A Case For Cautious Optimism

If you are a New York Jets fan or happen to be lucky enough to know one personally, you must be familiar with the cycle of hope, frustration, and resignation that begins every offseason and culminates as the Jets underperform in the regular season.

Recently, a new regime has been ushered in, giving the Jets organization a new-car smell, or at the least, a used-car-that-looks-good-but-may-not-run-well one.

Owner Woody Johnson turned a new leaf by firing former Head Coach Rex Ryan and former General Manager John Idzik and replacing the duo with former Arizona Cardinals defensive coordinator Todd Bowles and former Houston Texans director of scouting Mike Maccagnan, respectively.

Coming off of a 4-12 season, Jets fans have every reason to be pessimistic about their team; however, Jet fans have historically been overly optimistic even after a bad season, something I can attest to.

The team has problems at the quarterback position, cornerback position, and almost every other position besides running back, defensive lineman, kicker, and punter.

Almost everyone underperformed last season, and through it all, the Jets somehow managed to accrue four wins, bad enough to place the team far out of playoff reach, but good enough to rob them of any clear chance of picking up a franchise quarterback in Marcus Mariota or Jameis Winston.

Put frankly, the 2014 Jets did almost nothing right, yet, amid the mediocrity, there were a couple of bright spots.

Geno Smith finished the season on a strong note (he was the only quarterback to record a perfect passer grating of 158.3 in the entire season), Chris Ivory was magnificent, the Jets actually beat the playoff-bound Steelers, and the defense did not play atrociously as the offense did (and that is saying something).

However, Rex Ryan had already worn out his welcome, and by mid-season, lost respect in the locker room.
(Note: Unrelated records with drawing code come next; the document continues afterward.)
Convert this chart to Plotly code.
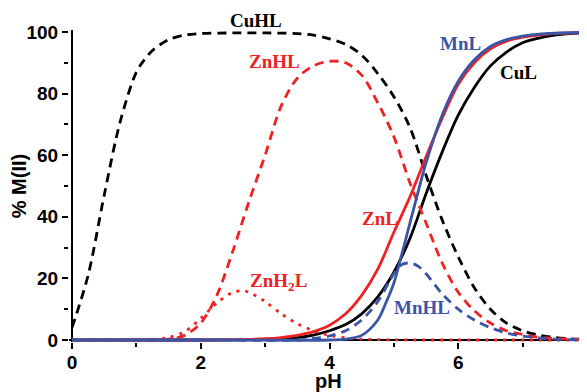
import plotly.graph_objects as go

# ---- data ----
ph_cuhl = [0, 0.25, 0.5, 0.75, 1.0, 1.125, 1.25, 1.5, 1.75, 2.0, 2.5, 3.0, 3.5, 3.75, 4.0, 4.25, 4.5, 4.75,
           5.0, 5.25, 5.5, 5.75, 6.0, 6.25, 6.5, 6.75, 7.0, 7.25, 7.5, 7.75, 8.0]
cuhl = [4, 21, 47, 71, 87, 91, 94, 97.5, 99, 99.5, 99.7, 99.7, 99.5, 99, 97.8, 96, 92.5, 86.5,
        79, 69, 53.5, 39, 27, 17, 10, 5.5, 3, 1.6, 0.8, 0.4, 0.2]

ph_cul = [0, 1.0, 2.0, 2.5, 3.0, 3.5, 3.75, 4.0, 4.25, 4.5, 4.75, 5.0, 5.25, 5.5, 5.75, 6.0,
          6.25, 6.5, 6.75, 7.0, 7.25, 7.5, 7.75, 8.0]
cul = [0, 0, 0, 0.05, 0.2, 0.8, 1.6, 3, 5, 8.5, 14, 22, 33, 47.5, 61, 73,
       82, 89, 93.5, 96.5, 98, 99, 99.5, 99.7]

ph_znhl = [0, 1.0, 1.5, 1.75, 2.0, 2.25, 2.5, 2.75, 3.0, 3.25, 3.5, 3.75, 4.0, 4.25, 4.5, 4.75,
           5.0, 5.25, 5.5, 5.75, 6.0, 6.25, 6.5, 6.75, 7.0, 7.25, 7.5, 8.0]
znhl = [0, 0, 0.3, 1.5, 5.5, 14.5, 29, 45, 60, 76, 85, 89, 90.5, 90, 86, 77,
        66, 51, 38, 25, 15.5, 9.5, 5.5, 3, 1.8, 0.9, 0.5, 0.1]

ph_znh2l = [0, 1.0, 1.25, 1.5, 1.75, 2.0, 2.25, 2.5, 2.65, 2.75, 3.0, 3.25, 3.5, 3.75, 4.0,
            4.25, 4.5, 5.0, 6.0, 8.0]
znh2l = [0, 0, 0.2, 0.8, 2.7, 7, 12, 15.5, 16, 15.5, 12.5, 8.5, 5.3, 3, 1.5,
         0.7, 0.3, 0.05, 0, 0]

ph_znl = [0, 2.0, 2.5, 2.75, 3.0, 3.25, 3.5, 3.75, 4.0, 4.25, 4.5, 4.75, 5.0, 5.25, 5.5, 5.75,
          6.0, 6.25, 6.5, 6.75, 7.0, 7.25, 7.5, 8.0]
znl = [0, 0, 0.05, 0.2, 0.4, 0.8, 1.5, 2.7, 4.8, 8.5, 14.5, 23, 35, 46.5, 59.5, 72,
       83, 90, 94.5, 97, 98.3, 99, 99.5, 99.8]

ph_mnl = [0, 2.0, 4.0, 4.25, 4.5, 4.75, 4.875, 5.0, 5.125, 5.25, 5.375, 5.5, 5.75, 6.0, 6.25,
          6.5, 6.75, 7.0, 7.25, 7.5, 8.0]
mnl = [0, 0, 0, 0.3, 1.5, 6.5, 12, 18.5, 28, 38, 48, 57.5, 73, 84, 91,
       95.3, 97.5, 98.7, 99.3, 99.6, 99.9]

ph_mnhl = [0, 2.0, 3.5, 3.75, 4.0, 4.25, 4.5, 4.75, 5.0, 5.125, 5.25, 5.375, 5.5, 5.75, 6.0,
           6.25, 6.5, 6.75, 7.0, 7.25, 7.5, 8.0]
mnhl = [0, 0, 0, 0.5, 1.3, 3, 6.5, 12.5, 21.5, 24.5, 25, 24, 21.5, 15, 10,
        6.5, 4, 2.3, 1.3, 0.7, 0.3, 0]

x_ticks = [0, 2, 4, 6, 8]
y_ticks = [0, 20, 40, 60, 80, 100]

BLACK = "#000000"
RED = "#ee2124"
BLUE = "#3a55a6"
LW = 2.8
DASH = "9px,6px"
DOT = "3px,6px"

fig = go.Figure()

def add(x, y, color, dash):
    fig.add_trace(go.Scatter(x=x, y=y, mode="lines",
                             line=dict(color=color, width=LW, dash=dash, shape="spline", smoothing=0.9),
                             showlegend=False, hoverinfo="skip"))

add(ph_cuhl, cuhl, BLACK, DASH)
add(ph_cul, cul, BLACK, "solid")
add(ph_znhl, znhl, RED, DASH)
add(ph_znh2l, znh2l, RED, DOT)
add(ph_znl, znl, RED, "solid")
add(ph_mnhl, mnhl, BLUE, DASH)
add(ph_mnl, mnl, BLUE, "solid")

label_font = dict(family="Liberation Serif", size=19, weight="bold")
labels = [
    (3.15, 90.3, "ZnHL", RED),
    (6.04, 96.4, "MnL", BLUE),
    (6.93, 87.0, "CuL", BLACK),
    (4.78, 39.6, "ZnL", RED),
    (3.2, 18.8, "ZnH<sub>2</sub>L", RED),
    (5.44, 10.4, "MnHL", BLUE),
]
for x, y, t, c in labels:
    fig.add_annotation(x=x, y=y, text=t, showarrow=False,
                       font=dict(color=c, **label_font), xanchor="center", yanchor="middle")
# label above the plot area (paper-referenced in y so it is not hidden)
fig.add_annotation(x=2.86, xref="x", y=1.032, yref="paper", text="CuHL", showarrow=False,
                   font=dict(color=BLACK, **label_font), xanchor="center", yanchor="middle")

tick_font = dict(family="Liberation Sans", size=19, weight="bold", color="black")
title_font = dict(family="Liberation Sans", size=20, weight="bold", color="black")

# x-axis title as a paper annotation so it sits where the reference has it
fig.add_annotation(x=0.5, xref="paper", y=-0.125, yref="paper", text="pH", showarrow=False,
                   font=title_font, xanchor="center", yanchor="middle")

# the page body adds an 8px offset, so margins are shifted to compensate
fig.update_layout(
    width=587, height=392,
    margin=dict(l=61, r=8, t=22, b=58, autoexpand=False),
    plot_bgcolor="white", paper_bgcolor="white",
    showlegend=False,
    xaxis=dict(range=[-3 / 64.375, 8], tickvals=x_ticks, ticktext=[str(v) for v in x_ticks],
               ticks="outside", ticklen=6, tickwidth=2, tickcolor="black", automargin=False,
               ticklabelstandoff=-3,
               minor=dict(ticks="outside", ticklen=4, tickwidth=2, tickcolor="black", dtick=1, tick0=0),
               showline=False, showgrid=False, zeroline=True, zerolinecolor="black", zerolinewidth=2,
               tickfont=tick_font),
    yaxis=dict(range=[-0.65, 100.65], tickvals=y_ticks, ticktext=[str(v) for v in y_ticks],
               ticks="outside", ticklen=6, tickwidth=2, tickcolor="black", automargin=False,
               minor=dict(ticks="outside", ticklen=4, tickwidth=2, tickcolor="black", dtick=10, tick0=0),
               showline=False, showgrid=False, zeroline=True, zerolinecolor="black", zerolinewidth=2,
               tickfont=tick_font, title=dict(text="% M(II)", font=title_font, standoff=4)),
)

fig.write_html("out.html")
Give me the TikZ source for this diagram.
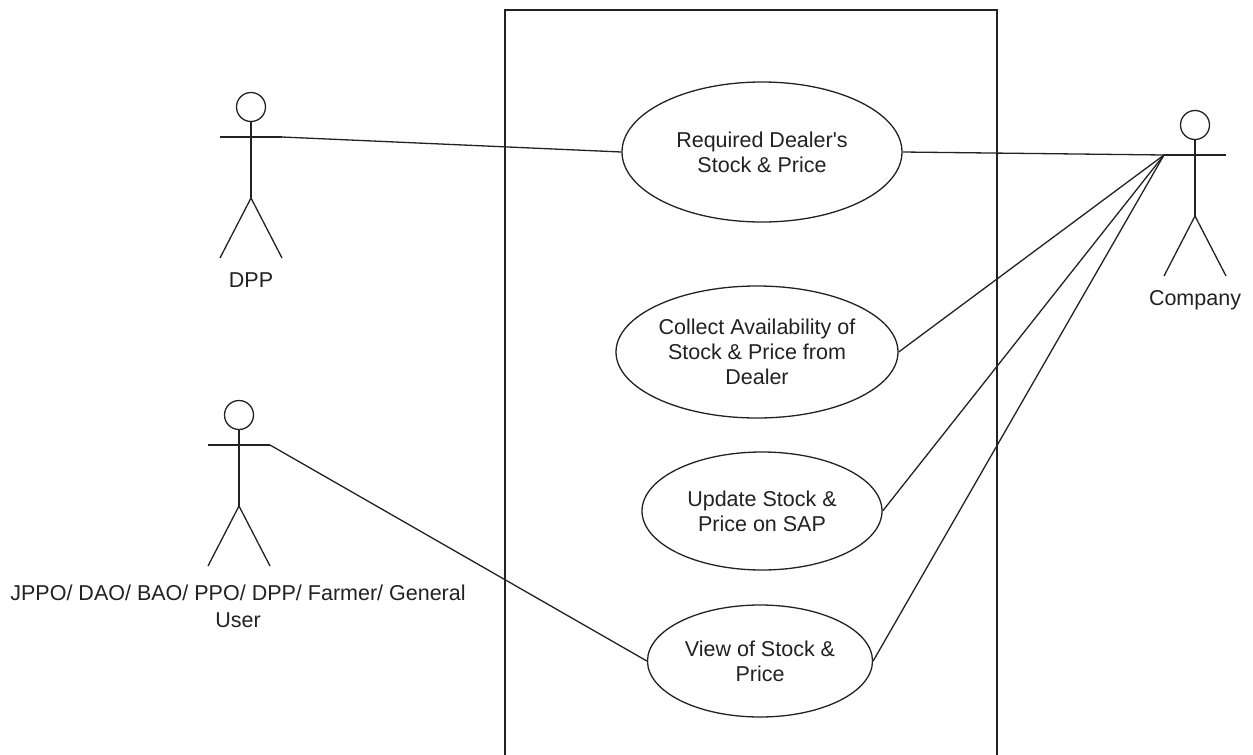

The team was fractious, not functioning as a unit.

Today, things cannot get any worse.

That is why I am advocating for cautious optimism. There should be no playoff expectations to worry about (a la last season) last season and no fear that the head coach will make a gaffe every time he opens his mouth (*cough Rex Ryan cough).

Bowles is a relatively soft spoken and down-to-Earth man, personality-wise everything that his predecessor was not. He will manage expectations for this team that needs an infusion of talent to compete for a Wild Card spot, much less the championship.

Fans should enjoy watching this team to observe the progress it will make towards the real goal—contention down the road. Jets fans, like their Knick fan brethren, may not enjoy the process of rebuilding, but it is necessary for the team to succeed later on.

If fans and the media set expectations low, then it will not take much for the team to exceed them. For once, fans can watch the team and enjoy the improvement of the product on the field, because, put frankly, there is no way a regression can occur.

Setting modest targets will lead to pleasant surprises instead of disappointments, but putting modest targets in place is something the New York media will not let happen. Teams always have to win and win now, and this relentless need for victory in the short term has doomed many a rebuilding plan.

However, in the 2013 season, the Jets overachieved and ended with a mediocre albeit pleasantly surprising record of 8-8. There is no reason the Jets cannot overachieve once again with Geno Smith (or Mariota or Winston) at the helm of the offense, and the infusion of fresh air into a sagging franchise that came in the form of Todd Bowles will lead to improvement.

If Bowles can temper expectations and make each small victory on an individual and team scale seem like an overachievement, then Jets fans will be in for a fun year.